■ Provided records ■
====================

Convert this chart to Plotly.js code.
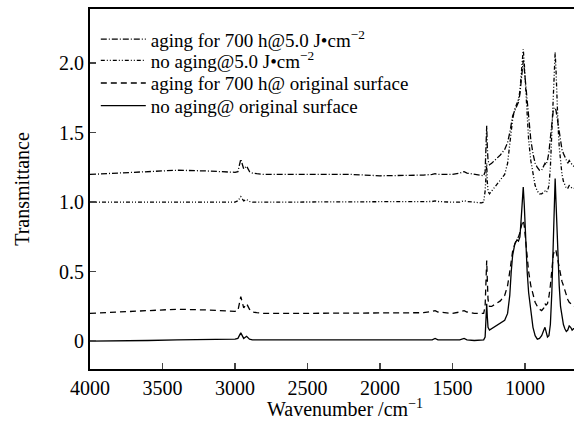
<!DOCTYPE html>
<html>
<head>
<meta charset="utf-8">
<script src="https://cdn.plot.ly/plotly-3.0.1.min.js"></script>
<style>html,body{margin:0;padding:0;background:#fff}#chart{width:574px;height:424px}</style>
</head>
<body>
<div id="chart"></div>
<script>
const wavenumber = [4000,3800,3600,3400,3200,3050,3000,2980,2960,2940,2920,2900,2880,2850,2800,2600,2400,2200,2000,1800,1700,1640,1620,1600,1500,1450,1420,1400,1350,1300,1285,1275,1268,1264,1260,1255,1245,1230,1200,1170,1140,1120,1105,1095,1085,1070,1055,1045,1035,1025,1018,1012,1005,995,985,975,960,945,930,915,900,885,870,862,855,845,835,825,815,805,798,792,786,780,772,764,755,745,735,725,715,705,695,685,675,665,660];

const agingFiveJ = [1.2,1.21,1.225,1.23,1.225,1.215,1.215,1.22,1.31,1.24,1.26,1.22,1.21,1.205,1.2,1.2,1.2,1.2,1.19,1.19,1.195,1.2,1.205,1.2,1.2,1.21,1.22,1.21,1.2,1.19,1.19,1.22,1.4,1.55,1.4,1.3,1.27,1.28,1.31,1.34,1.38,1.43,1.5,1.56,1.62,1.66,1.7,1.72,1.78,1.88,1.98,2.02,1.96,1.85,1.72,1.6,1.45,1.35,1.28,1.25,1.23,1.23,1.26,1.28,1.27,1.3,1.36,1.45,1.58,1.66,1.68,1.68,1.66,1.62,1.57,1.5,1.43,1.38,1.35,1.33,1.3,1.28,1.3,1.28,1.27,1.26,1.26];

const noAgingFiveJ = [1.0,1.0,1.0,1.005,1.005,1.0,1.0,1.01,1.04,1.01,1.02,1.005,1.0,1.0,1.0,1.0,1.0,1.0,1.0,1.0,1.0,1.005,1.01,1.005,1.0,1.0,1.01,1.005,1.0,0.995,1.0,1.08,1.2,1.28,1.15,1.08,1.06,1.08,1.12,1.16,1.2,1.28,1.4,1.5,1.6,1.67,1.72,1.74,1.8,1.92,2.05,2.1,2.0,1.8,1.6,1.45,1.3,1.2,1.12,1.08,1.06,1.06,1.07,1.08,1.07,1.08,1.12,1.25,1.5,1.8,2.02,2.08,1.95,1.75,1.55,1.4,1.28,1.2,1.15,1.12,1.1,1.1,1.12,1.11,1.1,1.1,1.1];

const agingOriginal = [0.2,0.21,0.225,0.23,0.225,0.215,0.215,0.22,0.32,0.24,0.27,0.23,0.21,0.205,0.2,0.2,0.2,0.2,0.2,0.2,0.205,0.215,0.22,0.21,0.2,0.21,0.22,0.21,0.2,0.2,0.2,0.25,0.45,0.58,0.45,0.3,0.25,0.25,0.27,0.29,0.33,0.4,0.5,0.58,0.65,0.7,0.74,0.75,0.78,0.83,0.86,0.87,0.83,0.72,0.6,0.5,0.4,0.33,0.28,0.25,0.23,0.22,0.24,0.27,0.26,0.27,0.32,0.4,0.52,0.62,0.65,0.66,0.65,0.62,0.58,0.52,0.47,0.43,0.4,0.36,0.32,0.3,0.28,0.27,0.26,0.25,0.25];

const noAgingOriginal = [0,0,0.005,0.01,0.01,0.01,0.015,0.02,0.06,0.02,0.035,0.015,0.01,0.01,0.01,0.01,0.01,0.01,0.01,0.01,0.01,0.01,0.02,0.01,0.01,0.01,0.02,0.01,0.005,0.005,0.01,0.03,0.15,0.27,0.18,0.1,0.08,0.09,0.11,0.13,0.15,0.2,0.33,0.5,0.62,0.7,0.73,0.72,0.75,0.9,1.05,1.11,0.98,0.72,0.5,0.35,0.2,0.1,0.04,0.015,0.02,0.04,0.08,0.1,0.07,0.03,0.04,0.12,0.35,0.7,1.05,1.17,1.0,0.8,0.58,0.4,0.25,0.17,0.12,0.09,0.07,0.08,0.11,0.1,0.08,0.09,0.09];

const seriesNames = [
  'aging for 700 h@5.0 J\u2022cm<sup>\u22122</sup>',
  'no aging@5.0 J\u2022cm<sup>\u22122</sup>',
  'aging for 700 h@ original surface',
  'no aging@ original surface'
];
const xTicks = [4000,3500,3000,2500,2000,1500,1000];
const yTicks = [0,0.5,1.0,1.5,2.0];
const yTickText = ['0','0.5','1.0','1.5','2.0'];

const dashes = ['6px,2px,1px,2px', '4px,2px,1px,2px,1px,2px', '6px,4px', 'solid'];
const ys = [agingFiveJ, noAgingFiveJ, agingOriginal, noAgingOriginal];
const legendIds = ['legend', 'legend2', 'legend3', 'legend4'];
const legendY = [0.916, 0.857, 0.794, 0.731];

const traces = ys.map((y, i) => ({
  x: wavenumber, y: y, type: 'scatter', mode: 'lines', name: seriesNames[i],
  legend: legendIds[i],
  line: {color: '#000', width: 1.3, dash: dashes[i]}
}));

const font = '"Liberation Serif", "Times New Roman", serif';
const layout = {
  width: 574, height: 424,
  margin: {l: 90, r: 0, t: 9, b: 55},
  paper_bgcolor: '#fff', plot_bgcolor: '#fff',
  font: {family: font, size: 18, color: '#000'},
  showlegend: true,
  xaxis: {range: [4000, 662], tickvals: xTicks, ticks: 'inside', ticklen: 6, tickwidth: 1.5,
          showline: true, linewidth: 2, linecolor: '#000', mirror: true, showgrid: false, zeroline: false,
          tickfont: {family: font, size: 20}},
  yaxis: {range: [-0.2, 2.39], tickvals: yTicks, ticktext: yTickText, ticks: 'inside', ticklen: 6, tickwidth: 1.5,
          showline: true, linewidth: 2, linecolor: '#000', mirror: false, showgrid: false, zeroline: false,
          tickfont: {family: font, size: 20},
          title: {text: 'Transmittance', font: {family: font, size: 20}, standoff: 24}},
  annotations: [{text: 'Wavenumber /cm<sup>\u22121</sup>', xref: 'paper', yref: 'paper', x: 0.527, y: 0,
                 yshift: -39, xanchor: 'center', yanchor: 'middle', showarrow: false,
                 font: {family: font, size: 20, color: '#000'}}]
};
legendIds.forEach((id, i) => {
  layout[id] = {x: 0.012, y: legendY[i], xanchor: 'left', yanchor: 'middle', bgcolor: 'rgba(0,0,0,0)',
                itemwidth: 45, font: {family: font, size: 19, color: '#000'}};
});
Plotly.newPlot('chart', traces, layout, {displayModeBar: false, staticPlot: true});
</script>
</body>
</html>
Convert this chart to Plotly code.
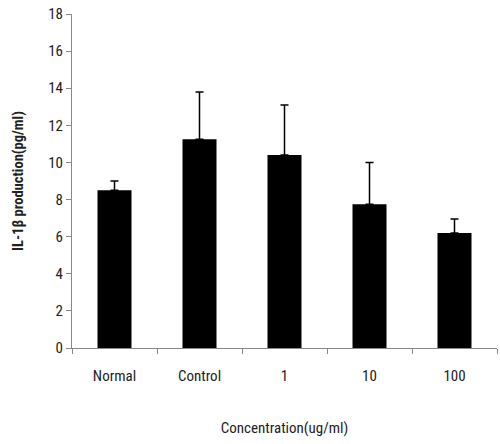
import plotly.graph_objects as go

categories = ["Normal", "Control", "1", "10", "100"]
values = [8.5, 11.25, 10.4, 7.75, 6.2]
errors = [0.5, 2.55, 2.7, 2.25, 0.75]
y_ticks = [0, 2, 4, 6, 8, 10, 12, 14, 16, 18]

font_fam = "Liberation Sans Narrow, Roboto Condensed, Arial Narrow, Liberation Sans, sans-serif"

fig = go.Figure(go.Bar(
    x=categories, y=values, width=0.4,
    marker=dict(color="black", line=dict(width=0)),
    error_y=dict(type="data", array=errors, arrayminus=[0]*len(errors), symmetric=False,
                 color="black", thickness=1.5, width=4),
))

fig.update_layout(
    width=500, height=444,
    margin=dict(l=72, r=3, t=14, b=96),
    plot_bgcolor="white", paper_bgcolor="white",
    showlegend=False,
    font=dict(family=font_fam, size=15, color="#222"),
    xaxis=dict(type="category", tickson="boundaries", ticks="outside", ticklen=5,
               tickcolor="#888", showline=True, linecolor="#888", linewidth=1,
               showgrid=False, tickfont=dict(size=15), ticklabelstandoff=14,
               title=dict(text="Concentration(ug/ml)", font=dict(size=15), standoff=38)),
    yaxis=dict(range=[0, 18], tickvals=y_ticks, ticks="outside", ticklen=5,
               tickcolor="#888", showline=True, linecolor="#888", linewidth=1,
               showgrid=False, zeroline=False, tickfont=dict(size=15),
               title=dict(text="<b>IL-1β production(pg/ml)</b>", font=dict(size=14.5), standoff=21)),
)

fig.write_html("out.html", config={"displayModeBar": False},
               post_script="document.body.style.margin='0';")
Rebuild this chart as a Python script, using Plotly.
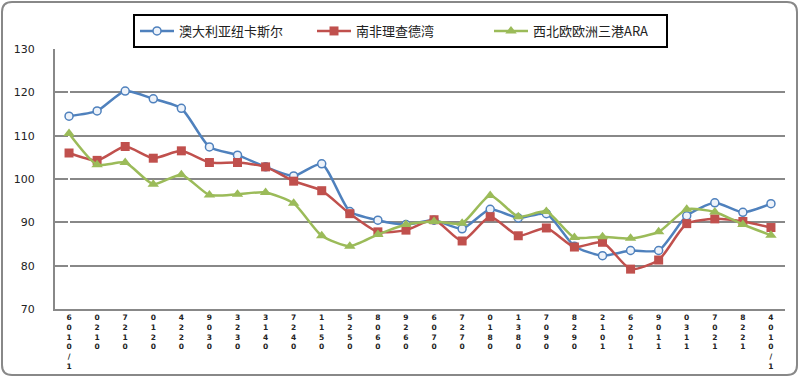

====================

■ Instruction ■
Report the number of lines in the listing above that include the word "chart", and nothing else.

■ Exercise answer ■
6